Like any cinematic love story, the pair must break up to discover they want to be together. After the television has been broken and a chicken’s life is threatened, Venom gives Carrie Underwood a run for her money by ripping Eddie’s treasured motorcycle into pieces and attending an “LGBTQIA kind of festival” where he proudly proclaims, “I am out of the Eddie closet!” Though admittedly humorous, breaking Eddie’s motorcycle is yet another symbol of how deeply the two care for each other. Given Eddie’s borderline suicidal driving the last time he was heartbroken, Venom doesn’t want to see Eddie hurt driving recklessly if he’s not around to heal him — which is somewhat ironic given how many times Venom has broken Eddie’s nose.

And if all this isn’t enough, Tom Hardy, who shared a writing credit on the movie, confirmed: “Yeah, it is 100% a love story.” A human as messy as Eddie and an alien as chaotic as Venom sharing a body shouldn’t work. In these moments of tenderness, however, Kelly Marcel’s writing and Hardy’s acting make it impossible to deny that they belong together.

The action scenes only serve to strengthen this thread of dysfunctional love. Woody Harrelson and Naomie Harris, who plays Frances Barrison, for example, deliver a believable and entertaining couple that just happen to be in love with vengeance too. Against a deliciously violent backdrop of alien tentacles and wailing police sirens, Cletus and Frances make out and express their genuine love several times throughout their prison break scene. The movie leans into this discordance in what makes for a fun final battle in the church where Cletus and Frances are sharing their vows before they plan to kill their enemies: Eddie, Venom, and Patrick Mulligan (Stephen Graham), the cop who took out Frances’ eye. The symbiotes trade blows that align with the heavy rings of a bell, transforming them between alien and human each time. Eddie to Venom. Carnage to Cletus. In addition to its visual appeal, this schism makes the final symbiosis, when Eddie and Venom recognize they are compatible where Carnage and Cletus are not, all the more poignant.

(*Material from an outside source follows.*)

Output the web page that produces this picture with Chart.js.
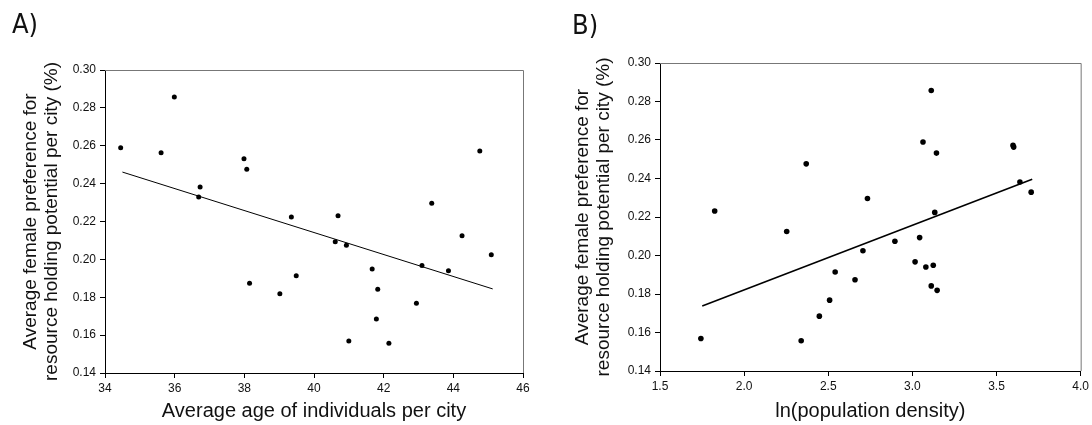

One of the film’s few missed notes comes from its treatment of Frances. After her sonic scream accidentally hurts Carnage, it is revealed she can never use her powers to protect Cletus. Given the symbiotes’ vulnerability to sound and fire and Carnage’s superior strength, Frances’ sonic scream gave her the potential to be the secret weapon Eddie and Venom needed to win the final battle. Alternatively, her powers could have presented an interesting narrative for her if Cletus was unable to stop Carnage from hurting her and she defended herself, demonstrating a refusal to be silenced even for love. Thus, when she is snuffed out mid-scream by the falling church bell, her ending falls short of poetic justice. Hopefully, she is just momentarily trapped under the enormous bell, and will return as an even more chaotic villain in future movies.

In not shying away from the weirdness of a comic book adaptation, “Venom: Let There Be Carnage” manages to tell an engaging story about living and loving dysfunctionally.